The formation, evolution and properties of the strongly interacting medium created in heavy ion collisions is one of the fundamental problems in modern physics.  Direct photons offer a unique opportunity to study the "history" of those collisions, since there are physics mechanisms creating photons at all stages, and once created, photons tend to leave the interaction region unscathed.  In fact, a few decades ago direct photons, as penetrating probes, were considered the most promising tools (along with J/Psi) to prove the formation and study the properties of the quark-gluon plasma.
 As often happens, Nature, while somewhat predictable, didn't fully cooperate.  Although direct photons played a role in discovering the QGP, it was not the dominant one.  For the same reason they are penetrating probes, direct photons are also relatively rare, mostly buried in a large background, and very challenging to measure precisely.  Moreover, photons from the various proven or conjectured sources are difficult to disentangle. As a consequence, the measured direct photon spectra couldn't discriminate well between models: many scenarios with very different initial conditions could reproduce them reasonably well. 

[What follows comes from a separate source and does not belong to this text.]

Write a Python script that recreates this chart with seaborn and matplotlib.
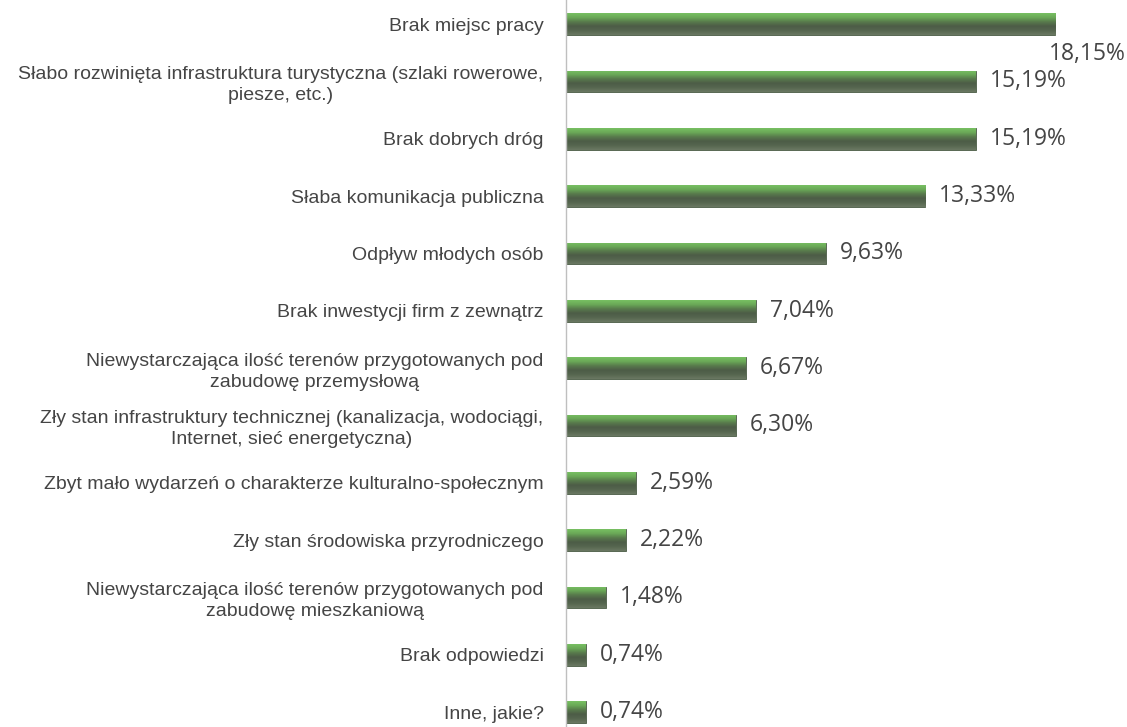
import numpy as np
import pandas as pd
import matplotlib
matplotlib.use("Agg")
import matplotlib.pyplot as plt
from matplotlib.colors import LinearSegmentedColormap
import seaborn as sns

categories = [
    "Brak miejsc pracy",
    "Słabo rozwinięta infrastruktura turystyczna (szlaki rowerowe,\npiesze, etc.)",
    "Brak dobrych dróg",
    "Słaba komunikacja publiczna",
    "Odpływ młodych osób",
    "Brak inwestycji firm z zewnątrz",
    "Niewystarczająca ilość terenów przygotowanych pod\nzabudowę przemysłową",
    "Zły stan infrastruktury technicznej (kanalizacja, wodociągi,\nInternet, sieć energetyczna)",
    "Zbyt mało wydarzeń o charakterze kulturalno-społecznym",
    "Zły stan środowiska przyrodniczego",
    "Niewystarczająca ilość terenów przygotowanych pod\nzabudowę mieszkaniową",
    "Brak odpowiedzi",
    "Inne, jakie?",
]
values = [18.15, 15.19, 15.19, 13.33, 9.63, 7.04, 6.67, 6.30, 2.59, 2.22, 1.48, 0.74, 0.74]

df = pd.DataFrame({"kategoria": categories, "procent": values})

sns.set_theme(style="white")
plt.rcParams["font.family"] = ["Liberation Sans", "DejaVu Sans"]

fig = plt.figure(figsize=(11.27, 7.27), dpi=100)
ax = fig.add_axes([0.502, 0.0, 0.498, 1.0])

sns.barplot(data=df, y="kategoria", x="procent", orient="h", ax=ax,
            color="#5f8f52", width=0.38, edgecolor="#4b5a46", linewidth=0.6)

# cylinder-like shading: bright green top, dark grey-green below
grad = LinearSegmentedColormap.from_list(
    "bar", ["#78c062", "#6aa857", "#587a4c", "#4d5c47", "#56664f", "#6a7862"])
for p in ax.patches:
    x0, y0 = p.get_x(), p.get_y()
    w, h = p.get_width(), p.get_height()
    im = ax.imshow(np.linspace(0, 1, 64).reshape(-1, 1), cmap=grad, aspect="auto",
                   extent=[x0, x0 + w, y0 + h, y0], zorder=p.get_zorder() + 0.1,
                   interpolation="bilinear")
    im.set_clip_path(p)

ax.set_xlim(0, 20.8)
ax.set_ylim(12.26, -0.42)

# value labels (the longest one does not fit beside its bar, so it sits below)
lbl_font = ["Open Sans", "DejaVu Sans"]
for i, v in enumerate(values):
    txt = f"{v:.2f}%".replace(".", ",")
    if i == 0:
        ax.text(0.997, i + 0.52, txt, transform=ax.get_yaxis_transform(),
                ha="right", va="center", fontsize=16.5, color="#454545",
                family=lbl_font)
    else:
        ax.annotate(txt, (v, i), xytext=(10, 0), textcoords="offset points",
                    ha="left", va="center", fontsize=16.5, color="#454545",
                    family=lbl_font)

ax.set_xlabel("")
ax.set_ylabel("")
ax.set_xticks([])
ax.tick_params(axis="y", length=0, pad=16, labelsize=14, labelcolor="#454545")
for t in ax.get_yticklabels():
    t.set_multialignment("center")
    t.set_linespacing(1.3)

for s in ["top", "right", "bottom"]:
    ax.spines[s].set_visible(False)
ax.spines["left"].set_color("#bfbfbf")
ax.spines["left"].set_linewidth(1.0)

fig.savefig("out.png", dpi=100)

All this changed with the first measurements of azimuthal asymmetries (flow).  None of the models could simultaneously describe the measured large yields and large flow, comparable to the hadronic one. The problem, quickly dubbed "direct photon puzzle" triggered immense intellectual effort - including this very workshop - and even starts to question some of our current thinking on the origin and evolution of the QGP, putting direct photon measurements once again center-stage. This also makes revival of some "open promises" - investigation of certain signatures not fully explored yet - very timely.  In this colloquium we will briefly review the direct photon milestones of the past decades, survey where we are today and try to guess what could and should be done next in order to explore the full physics potential offered by direct photons.